His role as a blocking tight end could still be intact, as the Texans refused to acquire a tight end who can block as well as catch the football. Both Jordan Akins and Jordan Thomas qualify as pass catching tight ends rather than edge setting blockers. If the Texans want to use an unbalanced line, they could easily stick with Fuller rather for his experience, but they could also use Senio Kelemente or Sentrel Henderson as their extra offensive lineman. Brian Gaine invested significant salary space to see these players in Texans uniforms, so I doubt he would advise choosing Fuller over these players in many game day decisions.

The opportunities to take the field this season may not be as prevalent as last season. Hopefully the Texans offensive line will improve across the board, which could mean less packages requiring a blocking tight end. When he did take the field, he did not let up a single sack on his 89 snaps. That is definitely a reassuring statistic considering how porous the Texans line was at times. Not being able to fight off the likes of Chad Slade for a starting spot does late in the 2017 season does not bode well for his chances to make the roster with all these new additions.

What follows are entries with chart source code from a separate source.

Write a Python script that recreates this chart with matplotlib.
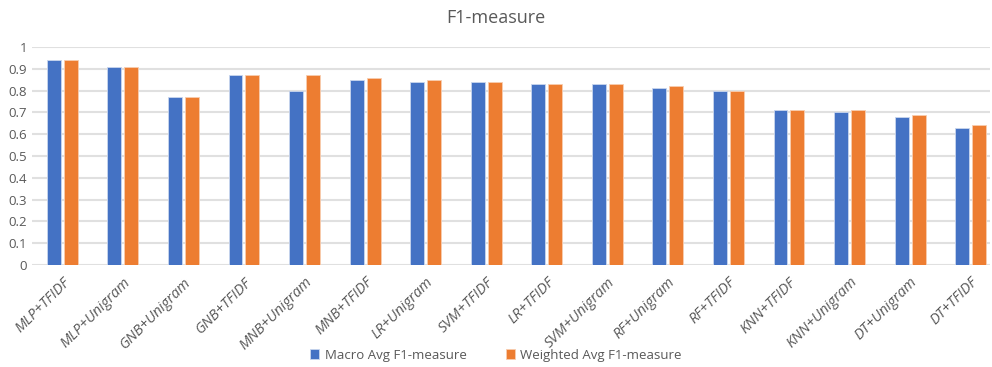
import matplotlib.pyplot as plt
import numpy as np

plt.rcParams['font.family'] = ['Open Sans', 'DejaVu Sans']

models = ['MLP+TFIDF', 'MLP+Unigram', 'GNB+Unigram', 'GNB+TFIDF', 'MNB+Unigram',
          'MNB+TFIDF', 'LR+Unigram', 'SVM+TFIDF', 'LR+TFIDF', 'SVM+Unigram',
          'RF+Unigram', 'RF+TFIDF', 'KNN+TFIDF', 'KNN+Unigram', 'DT+Unigram', 'DT+TFIDF']
macro_f1 = [0.94, 0.91, 0.77, 0.87, 0.80, 0.85, 0.84, 0.84, 0.83, 0.83, 0.81, 0.80, 0.71, 0.70, 0.68, 0.63]
weighted_f1 = [0.94, 0.91, 0.77, 0.87, 0.87, 0.86, 0.85, 0.84, 0.83, 0.83, 0.82, 0.80, 0.71, 0.71, 0.69, 0.64]

fig = plt.figure(figsize=(9.92, 3.67), dpi=100)
ax = fig.add_axes([32/992, 1 - 265/367, 958/992, 218/367])

x = np.arange(len(models))
w = 0.23
ax.bar(x - w/2 - 0.025, macro_f1, w, color='#4472C4', edgecolor='#C9D6EE', linewidth=0.6,
       label='Macro Avg F1-measure', zorder=3)
ax.bar(x + w/2 + 0.025, weighted_f1, w, color='#ED7D31', edgecolor='#F8CDB0', linewidth=0.6,
       label='Weighted Avg F1-measure', zorder=3)

ax.set_ylim(0, 1)
ax.set_xlim(-0.5, 15.32)
ax.set_yticks(np.arange(0, 1.01, 0.1))
ax.set_yticklabels(['0', '0.1', '0.2', '0.3', '0.4', '0.5', '0.6', '0.7', '0.8', '0.9', '1'])
ax.yaxis.grid(True, color='#E0E0E0', linewidth=1.5, zorder=0)
ax.set_xticks(x)
ax.set_xticklabels(models, rotation=45, ha='right', rotation_mode='anchor', style='italic',
                   fontsize=10.5)
ax.tick_params(axis='both', length=0, colors='#595959')
ax.tick_params(axis='y', labelsize=9.5)
ax.tick_params(axis='x', pad=7)
for s in ax.spines.values():
    s.set_visible(False)

fig.text(0.5, 1 - 18/367, 'F1-measure', ha='center', va='center', fontsize=13, color='#595959')
fig.legend(loc='center', bbox_to_anchor=(0.5, 1 - 355/367), ncol=2, frameon=False,
           fontsize=9.5, labelcolor='#595959', handlelength=0.7, handleheight=0.7,
           columnspacing=3, handletextpad=0.4)

fig.savefig('out.png', dpi=100)
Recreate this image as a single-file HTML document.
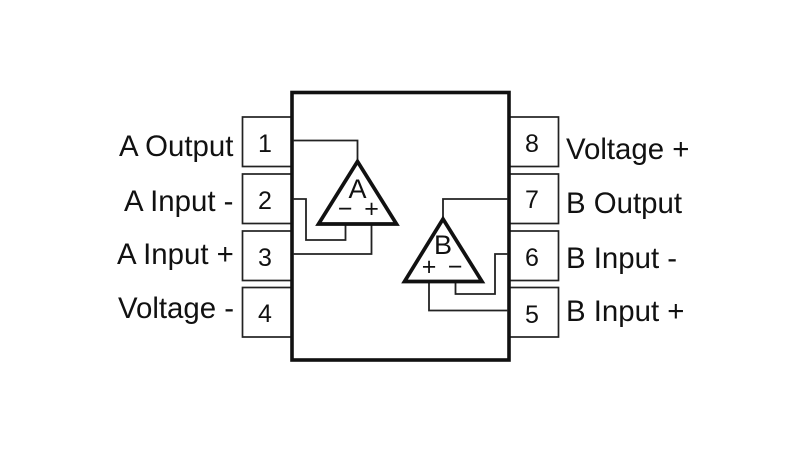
<!DOCTYPE html>
<html><head><meta charset="utf-8"><style>
html,body{margin:0;padding:0;background:#fff;width:800px;height:450px;overflow:hidden}
svg{display:block}
text{font-family:"Liberation Sans",sans-serif;fill:#111}
.l{font-size:29.4px}
.n{font-size:25px;text-anchor:middle}
.a{font-size:27px;text-anchor:middle}
.s{font-size:25px;text-anchor:middle}
</style></head><body>
<svg width="800" height="450" viewBox="0 0 800 450" xmlns="http://www.w3.org/2000/svg">
<rect width="800" height="450" fill="#fff"/>
<g fill="#fff" stroke="#222" stroke-width="1.7">
<rect x="242.5" y="117" width="50" height="49.5"/>
<rect x="242.5" y="174" width="50" height="49.5"/>
<rect x="242.5" y="231" width="50" height="49.5"/>
<rect x="242.5" y="287.5" width="50" height="49.5"/>
<rect x="509" y="117" width="49.5" height="49.5"/>
<rect x="509" y="174" width="49.5" height="49.5"/>
<rect x="509" y="231" width="49.5" height="49.5"/>
<rect x="509" y="287.5" width="49.5" height="49.5"/>
</g>
<rect x="292" y="92.5" width="217" height="267.5" fill="#fff" stroke="#111" stroke-width="3.6"/>
<g fill="none" stroke="#222" stroke-width="1.8">
<path d="M293 140.5H357.5V160"/>
<path d="M293 199H306V240H345.5V224"/>
<path d="M293 254H371.5V224"/>
<path d="M508 199H443V217"/>
<path d="M508 254H495V294H455.5V281"/>
<path d="M508 310.5H429V281"/>
</g>
<g fill="none" stroke="#111" stroke-width="3.7" stroke-linejoin="miter">
<polygon points="357.5,161.5 396.5,224 318.5,224"/>
<polygon points="443,219 482,281.5 404.5,281.5"/>
</g>
<g>
<text class="l" x="119" y="156">A Output</text>
<text class="l" x="124" y="211">A Input -</text>
<text class="l" x="117" y="264">A Input +</text>
<text class="l" x="118" y="318">Voltage -</text>
<text class="l" x="566" y="159">Voltage +</text>
<text class="l" x="566" y="213">B Output</text>
<text class="l" x="566" y="268">B Input -</text>
<text class="l" x="566" y="321">B Input +</text>
<text class="n" x="265" y="152">1</text>
<text class="n" x="265" y="209">2</text>
<text class="n" x="265" y="266">3</text>
<text class="n" x="265" y="322">4</text>
<text class="n" x="532" y="152">8</text>
<text class="n" x="532" y="208">7</text>
<text class="n" x="532" y="266">6</text>
<text class="n" x="532" y="323">5</text>
<text class="a" x="357.5" y="198">A</text>
<text class="a" x="443" y="254">B</text>
<text class="s" x="345" y="217">−</text>
<text class="s" x="371.5" y="217">+</text>
<text class="s" x="429" y="275">+</text>
<text class="s" x="455" y="275">−</text>
</g>
</svg>
</body></html>
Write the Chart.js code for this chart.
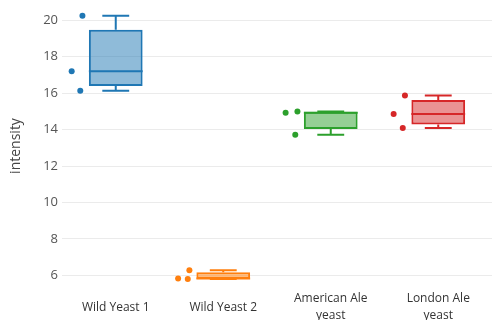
<!DOCTYPE html>
<html>
<head>
<meta charset="utf-8">
<script src="https://cdn.jsdelivr.net/npm/chart.js@4/dist/chart.umd.min.js"></script>
<style>
  html, body { margin: 0; padding: 0; background: #fff; }
  #wrap { width: 496px; height: 320px; position: relative; }
</style>
</head>
<body>
<div id="wrap"><canvas id="c"></canvas></div>
<script>
// Yeast strains and their tick labels (multi-line where the label wraps)
const categories = ['Wild Yeast 1', 'Wild Yeast 2', 'American Ale yeast', 'London Ale yeast'];
const tickLabels = [['Wild Yeast 1'], ['Wild Yeast 2'], ['American Ale', 'yeast'], ['London Ale', 'yeast']];

// Box statistics per strain
const whiskerLow  = [16.14, 5.80, 13.72, 14.09];
const q1          = [16.40, 5.805, 14.04, 14.28];
const medians     = [17.20, 5.82, 14.93, 14.86];
const q3          = [19.49, 6.16, 14.975, 15.62];
const whiskerHigh = [20.26, 6.28, 14.99, 15.87];

// Individual measurements shown beside each box, with their horizontal jitter
const points = [[20.26, 17.20, 16.14], [5.82, 5.80, 6.28], [14.93, 14.99, 13.72], [15.87, 14.86, 14.09]];
const jitter = [[-0.31, -0.41, -0.33], [-0.42, -0.33, -0.315], [-0.42, -0.31, -0.33], [-0.31, -0.415, -0.33]];

const yTicks = [6, 8, 10, 12, 14, 16, 18, 20];
const colors = ['#1f77b4', '#ff7f0e', '#2ca02c', '#d62728'];

function withAlpha(hex, a) {
  const n = parseInt(hex.slice(1), 16);
  return `rgba(${(n >> 16) & 255},${(n >> 8) & 255},${n & 255},${a})`;
}

// Draws whiskers, caps and median lines on top of the floating-bar boxes
const boxWhiskers = {
  id: 'boxWhiskers',
  afterDatasetsDraw(chart) {
    const meta = chart.getDatasetMeta(0);
    const y = chart.scales.y;
    const ctx = chart.ctx;
    const px = v => y.getPixelForValue(v);
    ctx.save();
    ctx.lineWidth = 2;
    meta.data.forEach((bar, i) => {
      const cx = bar.x;
      const half = bar.width / 2;
      const cap = bar.width / 4;
      ctx.strokeStyle = colors[i];
      ctx.beginPath();
      ctx.moveTo(cx, px(q3[i]));          ctx.lineTo(cx, px(whiskerHigh[i]));
      ctx.moveTo(cx - cap, px(whiskerHigh[i])); ctx.lineTo(cx + cap, px(whiskerHigh[i]));
      ctx.moveTo(cx, px(q1[i]));          ctx.lineTo(cx, px(whiskerLow[i]));
      ctx.moveTo(cx - cap, px(whiskerLow[i]));  ctx.lineTo(cx + cap, px(whiskerLow[i]));
      ctx.moveTo(cx - half, px(medians[i]));    ctx.lineTo(cx + half, px(medians[i]));
      ctx.stroke();
    });
    ctx.restore();
  }
};

const boxDataset = {
  type: 'bar',
  xAxisID: 'x',
  grouped: false,
  data: categories.map((_, i) => [q1[i], q3[i]]),
  backgroundColor: colors.map(c => withAlpha(c, 0.5)),
  borderColor: colors,
  borderWidth: 2,
  borderSkipped: false,
  barPercentage: 0.5,
  categoryPercentage: 1
};

const pointDatasets = points.map((vals, i) => ({
  type: 'scatter',
  xAxisID: 'x2',
  data: vals.map((v, k) => ({ x: i + jitter[i][k], y: v })),
  backgroundColor: colors[i],
  borderWidth: 0,
  pointRadius: 3
}));

new Chart(document.getElementById('c'), {
  type: 'bar',
  data: { labels: categories, datasets: [boxDataset, ...pointDatasets] },
  plugins: [boxWhiskers],
  options: {
    responsive: true,
    maintainAspectRatio: false,
    animation: false,
    layout: { padding: { top: 3.6, right: 0, bottom: 0, left: 0 } },
    plugins: { legend: { display: false }, tooltip: { enabled: false } },
    scales: {
      x: {
        type: 'category',
        offset: true,
        grid: { display: false, drawTicks: false },
        border: { display: false },
        ticks: {
          autoSkip: false,
          maxRotation: 0,
          crossAlign: 'center',
          padding: 11,
          color: '#333',
          font: { family: 'Open Sans', size: 12, lineHeight: 1.35 },
          callback: (v, i) => tickLabels[i]
        },
        afterFit(axis) { axis.paddingLeft = 0; axis.paddingRight = 0; axis.height = 32; }
      },
      x2: { type: 'linear', min: -0.5, max: 3.5, offset: false, display: false },
      y: {
        min: 5.3,
        max: 20.9,
        afterBuildTicks(axis) { axis.ticks = yTicks.map(v => ({ value: v })); },
        grid: { color: '#ebebeb', drawTicks: false },
        border: { display: false },
        ticks: { padding: 4, color: '#555', font: { family: 'Open Sans', size: 13 } },
        title: {
          display: true,
          text: 'intensity',
          color: '#444',
          padding: { top: 7.6, bottom: 0 },
          font: { family: 'Open Sans', size: 14, lineHeight: 1.2 }
        },
        afterFit(axis) { axis.width = 62; axis.paddingTop = 0; axis.paddingBottom = 0; }
      }
    }
  }
});
</script>
</body>
</html>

In an effort to increase offensive line continuity, I don’t think the Texans will be rotating their players as much. Hopefully this is because the O-line is healthy and playing well, but Bill O’Brien looks to install a fast-paced scheme that may not require as lengthy of protection as past seasons. If Fuller can secure a roster spot this offseason, he will make for a reassuring backup offensive guard, unbalanced line, and goal line blocking option for the Texans next season. Fuller’s slump will result in less playing time than he was seeing at the end of the 2017 season and as a as-needed contributor.